Public-Private Partnerships in ESAs and PFS

  • PFS and ESAs both enable public-private partnerships, where private entities—including investors and tech companies—profit from education programs under the guise of innovation.
  • ESAs open the door for private education service providers to partner with states, creating a market-driven approach to education funding that mirrors the PFS model’s investor-driven incentives.

Compliance in Exchange for Flexibility

  • While ESAs promise flexibility for families, they often come with strings attached, requiring compliance with state-approved educational standards and data-sharing requirements.
  • Similarly, PFS programs enforce compliance with federally mandated goals to ensure measurable outcomes, effectively aligning ESA-funded programs with broader PFS objectives.

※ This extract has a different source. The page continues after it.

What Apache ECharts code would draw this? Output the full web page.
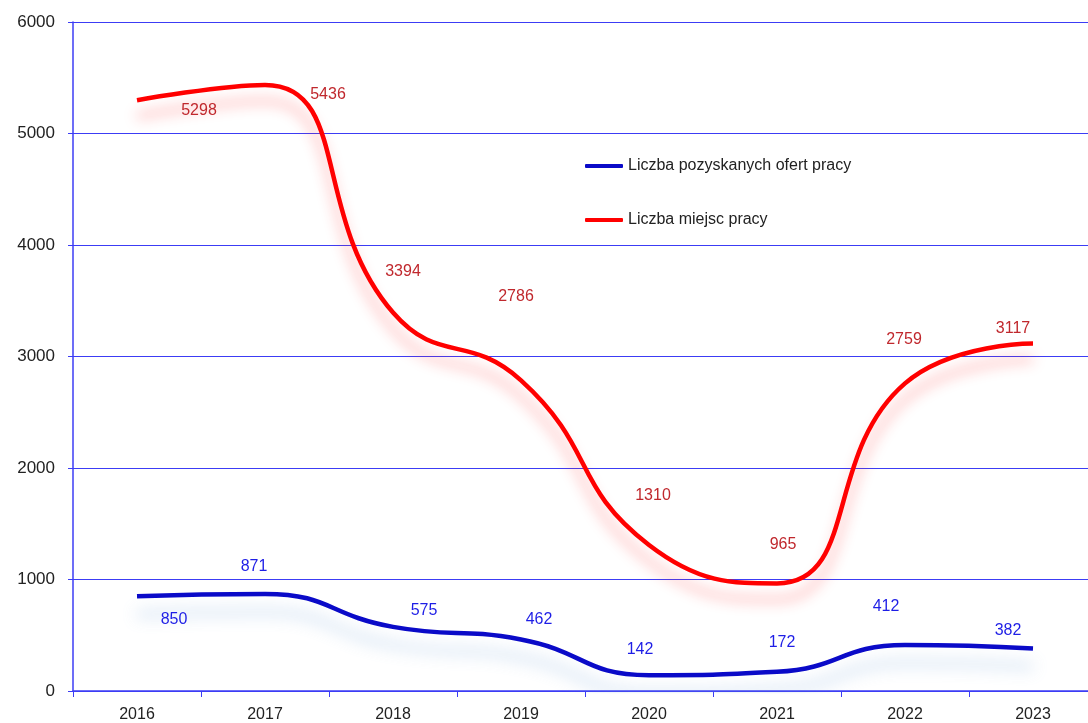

Shifting the Purpose of Education

  • PFS shifts education away from traditional academic goals toward workforce readiness, social-emotional learning, and behavioral outcomes, as these are easier to measure and monetize.
  • ESAs risk embedding these same priorities by tying educational funding to state-approved “outcome-based” programs that prioritize compliance over genuine academic freedom.

Students as Human Capital in Both Models

  • Both PFS and ESAs treat students as “human capital” to be developed for economic purposes, emphasizing skills development and data tracking over holistic education.
  • The focus on measurable outcomes reduces students to metrics, aligning with the PFS model’s goal of creating a return on investment for education.

The Risk of Privatization and Loss of Local Control

  • By integrating PFS principles into ESAs, education becomes further privatized and removed from local control.
  • Federal guardrails embedded in ESSA and state ESA programs ensure that private education providers and investors are accountable to government-defined goals, not parents or communities.
  • Over time, ESAs can serve as a mechanism to expand the PFS model, pushing more education funding into the hands of private actors while reducing transparency and accountability to taxpayers.

The Role of Technology Companies

  • Technology companies benefit from both PFS and ESAs by providing digital platforms for personalized learning, data collection, and performance tracking.
  • These companies stand to gain from the alignment of PFS outcomes with ESA-funded programs, further embedding technology in education at the expense of traditional teaching methods.

Call to Action: Protecting Parental Choice and Educational Freedom

  • While ESAs appear to empower parents, they risk becoming a Trojan horse for PFS models that prioritize compliance, data collection, and private profit over genuine educational freedom.
  • Policymakers, parents, and educators must demand transparency about how ESA funds are tied to state or federal benchmarks and how these programs align with PFS principles.
  • Advocating for true local control and resisting the monetization of education are essential to preserving the integrity of parental choice and academic freedom.

 

By connecting “Pay for Success” with Education Savings Accounts, these talking points reveal the underlying alignment between these funding models and their shared reliance on compliance, data, and privatization.